Um dos principais entroncamentos nos primórdios das ferrovias brasileiras, o complexo de Barra do Piraí (RJ) e a história de sua região são retratados num documentário lançado no último mês.
"Entroncamentos - Vida e Memória nas Estações Ferroviárias do Vale do Paraíba" mostra, a partir de depoimentos de personagens que viveram às margens da ferrovias, fotos e vídeos antigos o período de ascensão e declínio da ferrovia na cidade do Rio, que chegou a ter o maior entroncamento da América Latina.
Com entrevistas feitas na estação local, o documentário dirigido por Fernando Sousa e Gabriel Barbosa dá a dimensão dos estragos ocorridos no decorrer das décadas no sistema ferroviário fluminense.
O documentário estreou no festival internacional de Buenos Aires, em setembro, e estará em outros três festivais até novembro, entre eles um na Austrália.
O filme volta à década de 1850, quando a Estrada de Ferro Dom Pedro 2º, uma das primeiras do país, foi extremamente importante para o desenvolvimento da produção cafeeira e do próprio Vale do Paraíba.
Cidades surgiram às margens de seus trilhos, entre elas Barra do Piraí, onde Barbosa nasceu e cresceu.
Se, por um lado, o documentário exibiu o esplendor do sistema ferroviário, por outro traçou um panorama crítico do abandono gradual da ferrovia, a partir da memória de moradores e antigos ferroviários e especialistas.
Estações abandonadas, com pichações, sujeira, ausência de portas, janelas e telhado, são comuns na obra.
"Barra do Piraí sempre me marcou muito, como marca quem é morador da cidade e da região, por conta do entroncamento ferroviário. Quando comecei a trabalhar com cinema, foi o primeiro projeto que quis tocar", disse Barbosa.
A partir de um financiamento coletivo lançado em 2016, o filme começou a tomar corpo no ano seguinte e foi finalizado neste ano.
Primeiro longa da Quiprocó Filmes, "Entroncamentos" teve como objetivo dar um olhar local à história ferroviária, dialogando com a economia do café, responsável pelo desenvolvimento regional.

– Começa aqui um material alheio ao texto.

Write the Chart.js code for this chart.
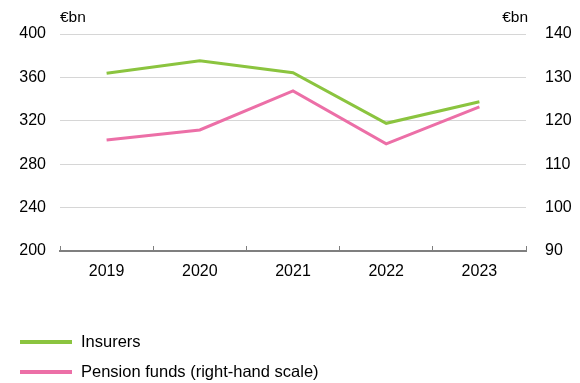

O trabalho escravo do século 19 na cultura cafeeira também está presente na obra.
Assim como ocorreu em todo o sistema ferroviário brasileiro, o transporte de passageiros foi suprimido e aos usuários restou a saudade de embarcar nas estações da região fluminense.
"Trem de passageiros sempre foi um problema no sentido de não ter o investimento necessário para dar qualidade no transporte. O documentário mostra também como, no universo micro, essas pessoas que construíram suas vidas a partir da ferrovia e das estações foram impactadas, como essas pequenas cidades e estações foram impactadas."
O filme busca também explicações para como um lugar que teve o maior entroncamento ferroviário da época não se desenvolveu comparativamente a outras cidades beneficiadas com a ferrovia.
"O progresso, entre aspas, passou, foi embora e deixou seu rastro. Escutei tantas histórias das pessoas e vi tanta coisa bonita que foi construída, esperanças, e hoje tudo está em ruínas", disse o diretor.
Depois de fazer o circuito de festivais, Barbosa e Sousa planejam exibir o documentário em Barra do Piraí em 10 de março do ano que vem, dia em que a cidade celebra seu aniversário.